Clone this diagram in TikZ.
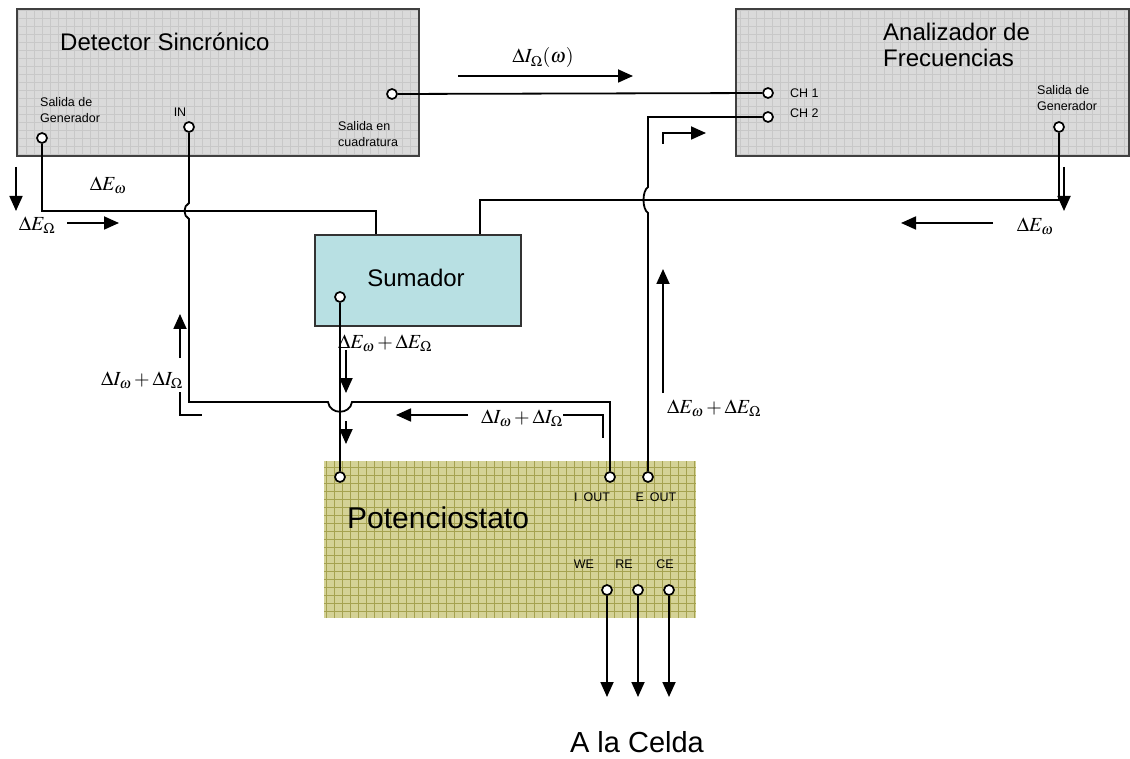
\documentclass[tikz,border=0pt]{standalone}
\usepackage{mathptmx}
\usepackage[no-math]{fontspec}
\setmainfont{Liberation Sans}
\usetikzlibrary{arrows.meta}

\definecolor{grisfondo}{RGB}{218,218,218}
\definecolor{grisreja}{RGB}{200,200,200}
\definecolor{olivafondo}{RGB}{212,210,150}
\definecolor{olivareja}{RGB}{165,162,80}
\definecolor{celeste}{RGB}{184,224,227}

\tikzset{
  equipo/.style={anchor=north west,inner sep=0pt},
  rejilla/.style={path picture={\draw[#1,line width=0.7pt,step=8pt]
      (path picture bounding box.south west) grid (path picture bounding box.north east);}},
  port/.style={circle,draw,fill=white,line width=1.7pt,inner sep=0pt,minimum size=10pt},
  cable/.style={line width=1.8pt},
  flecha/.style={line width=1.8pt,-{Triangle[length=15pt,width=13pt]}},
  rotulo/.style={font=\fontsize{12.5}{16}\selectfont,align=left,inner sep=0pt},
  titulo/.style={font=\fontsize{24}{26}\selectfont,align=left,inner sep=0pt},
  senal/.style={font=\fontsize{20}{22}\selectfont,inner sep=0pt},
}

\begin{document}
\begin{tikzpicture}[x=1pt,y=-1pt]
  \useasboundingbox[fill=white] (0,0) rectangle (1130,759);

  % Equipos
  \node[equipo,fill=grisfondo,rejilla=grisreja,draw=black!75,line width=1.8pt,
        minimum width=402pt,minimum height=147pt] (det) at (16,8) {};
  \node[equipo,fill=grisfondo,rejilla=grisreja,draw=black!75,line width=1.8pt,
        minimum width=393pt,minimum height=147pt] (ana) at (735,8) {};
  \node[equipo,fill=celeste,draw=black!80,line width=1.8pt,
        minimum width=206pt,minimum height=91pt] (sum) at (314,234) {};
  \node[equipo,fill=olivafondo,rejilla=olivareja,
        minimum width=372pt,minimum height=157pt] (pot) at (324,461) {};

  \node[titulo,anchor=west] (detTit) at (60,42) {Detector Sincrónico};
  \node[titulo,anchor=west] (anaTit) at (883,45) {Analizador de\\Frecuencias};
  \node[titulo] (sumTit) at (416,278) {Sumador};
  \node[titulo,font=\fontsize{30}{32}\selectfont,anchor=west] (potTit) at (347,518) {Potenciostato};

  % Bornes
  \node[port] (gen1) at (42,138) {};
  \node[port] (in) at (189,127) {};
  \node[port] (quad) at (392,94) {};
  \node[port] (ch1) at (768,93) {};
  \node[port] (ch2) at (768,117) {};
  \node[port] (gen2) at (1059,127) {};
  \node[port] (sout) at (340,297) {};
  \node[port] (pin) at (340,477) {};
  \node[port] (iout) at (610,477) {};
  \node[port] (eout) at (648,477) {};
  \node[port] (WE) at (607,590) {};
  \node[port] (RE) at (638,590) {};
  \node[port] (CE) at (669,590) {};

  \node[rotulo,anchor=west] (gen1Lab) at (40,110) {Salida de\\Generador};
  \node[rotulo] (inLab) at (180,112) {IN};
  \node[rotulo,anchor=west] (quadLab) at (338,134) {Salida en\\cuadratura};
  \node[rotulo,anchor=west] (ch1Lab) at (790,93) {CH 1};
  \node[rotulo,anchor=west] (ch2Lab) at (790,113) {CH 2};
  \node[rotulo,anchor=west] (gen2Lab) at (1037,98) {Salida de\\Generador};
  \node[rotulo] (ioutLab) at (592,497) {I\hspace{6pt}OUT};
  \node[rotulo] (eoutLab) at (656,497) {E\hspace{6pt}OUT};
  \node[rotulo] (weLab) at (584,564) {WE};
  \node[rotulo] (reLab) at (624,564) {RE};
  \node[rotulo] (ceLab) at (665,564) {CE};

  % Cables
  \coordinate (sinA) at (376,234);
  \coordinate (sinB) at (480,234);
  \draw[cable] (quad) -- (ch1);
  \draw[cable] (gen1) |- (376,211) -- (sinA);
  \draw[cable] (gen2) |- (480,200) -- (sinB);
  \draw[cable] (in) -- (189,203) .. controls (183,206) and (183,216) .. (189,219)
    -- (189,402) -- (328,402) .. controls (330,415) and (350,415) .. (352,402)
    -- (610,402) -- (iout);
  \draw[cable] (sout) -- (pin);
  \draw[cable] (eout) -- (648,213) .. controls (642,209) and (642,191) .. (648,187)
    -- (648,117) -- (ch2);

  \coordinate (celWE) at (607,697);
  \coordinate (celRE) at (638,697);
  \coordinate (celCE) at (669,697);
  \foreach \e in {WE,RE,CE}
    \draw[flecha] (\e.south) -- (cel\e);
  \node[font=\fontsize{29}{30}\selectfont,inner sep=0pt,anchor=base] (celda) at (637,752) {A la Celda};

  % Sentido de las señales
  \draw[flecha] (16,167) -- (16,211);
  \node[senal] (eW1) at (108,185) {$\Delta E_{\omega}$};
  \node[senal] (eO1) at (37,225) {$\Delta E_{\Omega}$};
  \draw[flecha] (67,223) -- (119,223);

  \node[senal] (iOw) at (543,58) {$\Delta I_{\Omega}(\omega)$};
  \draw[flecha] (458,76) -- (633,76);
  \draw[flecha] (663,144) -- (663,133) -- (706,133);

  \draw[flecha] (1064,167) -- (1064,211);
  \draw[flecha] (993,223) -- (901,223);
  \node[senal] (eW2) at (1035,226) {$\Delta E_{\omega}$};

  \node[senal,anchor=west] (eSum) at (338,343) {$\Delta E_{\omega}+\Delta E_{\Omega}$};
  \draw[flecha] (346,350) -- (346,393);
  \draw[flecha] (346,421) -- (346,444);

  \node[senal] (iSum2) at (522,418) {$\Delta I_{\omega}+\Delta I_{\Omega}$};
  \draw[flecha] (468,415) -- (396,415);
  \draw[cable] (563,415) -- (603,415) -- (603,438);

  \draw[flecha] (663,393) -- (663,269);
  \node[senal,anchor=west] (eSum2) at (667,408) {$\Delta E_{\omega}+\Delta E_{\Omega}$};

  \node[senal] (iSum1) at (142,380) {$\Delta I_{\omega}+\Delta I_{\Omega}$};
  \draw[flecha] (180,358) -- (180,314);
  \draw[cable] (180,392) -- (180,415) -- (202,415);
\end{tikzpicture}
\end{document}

#####

### Required work:
Using the data above, print every line exactly, omitting pictures.

### Result:
Clone this diagram in TikZ.
\documentclass[tikz,border=0pt]{standalone}
\usepackage{mathptmx}
\usepackage[no-math]{fontspec}
\setmainfont{Liberation Sans}
\usetikzlibrary{arrows.meta}

\definecolor{grisfondo}{RGB}{218,218,218}
\definecolor{grisreja}{RGB}{200,200,200}
\definecolor{olivafondo}{RGB}{212,210,150}
\definecolor{olivareja}{RGB}{165,162,80}
\definecolor{celeste}{RGB}{184,224,227}

\tikzset{
  equipo/.style={anchor=north west,inner sep=0pt},
  rejilla/.style={path picture={\draw[#1,line width=0.7pt,step=8pt]
      (path picture bounding box.south west) grid (path picture bounding box.north east);}},
  port/.style={circle,draw,fill=white,line width=1.7pt,inner sep=0pt,minimum size=10pt},
  cable/.style={line width=1.8pt},
  flecha/.style={line width=1.8pt,-{Triangle[length=15pt,width=13pt]}},
  rotulo/.style={font=\fontsize{12.5}{16}\selectfont,align=left,inner sep=0pt},
  titulo/.style={font=\fontsize{24}{26}\selectfont,align=left,inner sep=0pt},
  senal/.style={font=\fontsize{20}{22}\selectfont,inner sep=0pt},
}

\begin{document}
\begin{tikzpicture}[x=1pt,y=-1pt]
  \useasboundingbox[fill=white] (0,0) rectangle (1130,759);

  % Equipos
  \node[equipo,fill=grisfondo,rejilla=grisreja,draw=black!75,line width=1.8pt,
        minimum width=402pt,minimum height=147pt] (det) at (16,8) {};
  \node[equipo,fill=grisfondo,rejilla=grisreja,draw=black!75,line width=1.8pt,
        minimum width=393pt,minimum height=147pt] (ana) at (735,8) {};
  \node[equipo,fill=celeste,draw=black!80,line width=1.8pt,
        minimum width=206pt,minimum height=91pt] (sum) at (314,234) {};
  \node[equipo,fill=olivafondo,rejilla=olivareja,
        minimum width=372pt,minimum height=157pt] (pot) at (324,461) {};

  \node[titulo,anchor=west] (detTit) at (60,42) {Detector Sincrónico};
  \node[titulo,anchor=west] (anaTit) at (883,45) {Analizador de\\Frecuencias};
  \node[titulo] (sumTit) at (416,278) {Sumador};
  \node[titulo,font=\fontsize{30}{32}\selectfont,anchor=west] (potTit) at (347,518) {Potenciostato};

  % Bornes
  \node[port] (gen1) at (42,138) {};
  \node[port] (in) at (189,127) {};
  \node[port] (quad) at (392,94) {};
  \node[port] (ch1) at (768,93) {};
  \node[port] (ch2) at (768,117) {};
  \node[port] (gen2) at (1059,127) {};
  \node[port] (sout) at (340,297) {};
  \node[port] (pin) at (340,477) {};
  \node[port] (iout) at (610,477) {};
  \node[port] (eout) at (648,477) {};
  \node[port] (WE) at (607,590) {};
  \node[port] (RE) at (638,590) {};
  \node[port] (CE) at (669,590) {};

  \node[rotulo,anchor=west] (gen1Lab) at (40,110) {Salida de\\Generador};
  \node[rotulo] (inLab) at (180,112) {IN};
  \node[rotulo,anchor=west] (quadLab) at (338,134) {Salida en\\cuadratura};
  \node[rotulo,anchor=west] (ch1Lab) at (790,93) {CH 1};
  \node[rotulo,anchor=west] (ch2Lab) at (790,113) {CH 2};
  \node[rotulo,anchor=west] (gen2Lab) at (1037,98) {Salida de\\Generador};
  \node[rotulo] (ioutLab) at (592,497) {I\hspace{6pt}OUT};
  \node[rotulo] (eoutLab) at (656,497) {E\hspace{6pt}OUT};
  \node[rotulo] (weLab) at (584,564) {WE};
  \node[rotulo] (reLab) at (624,564) {RE};
  \node[rotulo] (ceLab) at (665,564) {CE};

  % Cables
  \coordinate (sinA) at (376,234);
  \coordinate (sinB) at (480,234);
  \draw[cable] (quad) -- (ch1);
  \draw[cable] (gen1) |- (376,211) -- (sinA);
  \draw[cable] (gen2) |- (480,200) -- (sinB);
  \draw[cable] (in) -- (189,203) .. controls (183,206) and (183,216) .. (189,219)
    -- (189,402) -- (328,402) .. controls (330,415) and (350,415) .. (352,402)
    -- (610,402) -- (iout);
  \draw[cable] (sout) -- (pin);
  \draw[cable] (eout) -- (648,213) .. controls (642,209) and (642,191) .. (648,187)
    -- (648,117) -- (ch2);

  \coordinate (celWE) at (607,697);
  \coordinate (celRE) at (638,697);
  \coordinate (celCE) at (669,697);
  \foreach \e in {WE,RE,CE}
    \draw[flecha] (\e.south) -- (cel\e);
  \node[font=\fontsize{29}{30}\selectfont,inner sep=0pt,anchor=base] (celda) at (637,752) {A la Celda};

  % Sentido de las señales
  \draw[flecha] (16,167) -- (16,211);
  \node[senal] (eW1) at (108,185) {$\Delta E_{\omega}$};
  \node[senal] (eO1) at (37,225) {$\Delta E_{\Omega}$};
  \draw[flecha] (67,223) -- (119,223);

  \node[senal] (iOw) at (543,58) {$\Delta I_{\Omega}(\omega)$};
  \draw[flecha] (458,76) -- (633,76);
  \draw[flecha] (663,144) -- (663,133) -- (706,133);

  \draw[flecha] (1064,167) -- (1064,211);
  \draw[flecha] (993,223) -- (901,223);
  \node[senal] (eW2) at (1035,226) {$\Delta E_{\omega}$};

  \node[senal,anchor=west] (eSum) at (338,343) {$\Delta E_{\omega}+\Delta E_{\Omega}$};
  \draw[flecha] (346,350) -- (346,393);
  \draw[flecha] (346,421) -- (346,444);

  \node[senal] (iSum2) at (522,418) {$\Delta I_{\omega}+\Delta I_{\Omega}$};
  \draw[flecha] (468,415) -- (396,415);
  \draw[cable] (563,415) -- (603,415) -- (603,438);

  \draw[flecha] (663,393) -- (663,269);
  \node[senal,anchor=west] (eSum2) at (667,408) {$\Delta E_{\omega}+\Delta E_{\Omega}$};

  \node[senal] (iSum1) at (142,380) {$\Delta I_{\omega}+\Delta I_{\Omega}$};
  \draw[flecha] (180,358) -- (180,314);
  \draw[cable] (180,392) -- (180,415) -- (202,415);
\end{tikzpicture}
\end{document}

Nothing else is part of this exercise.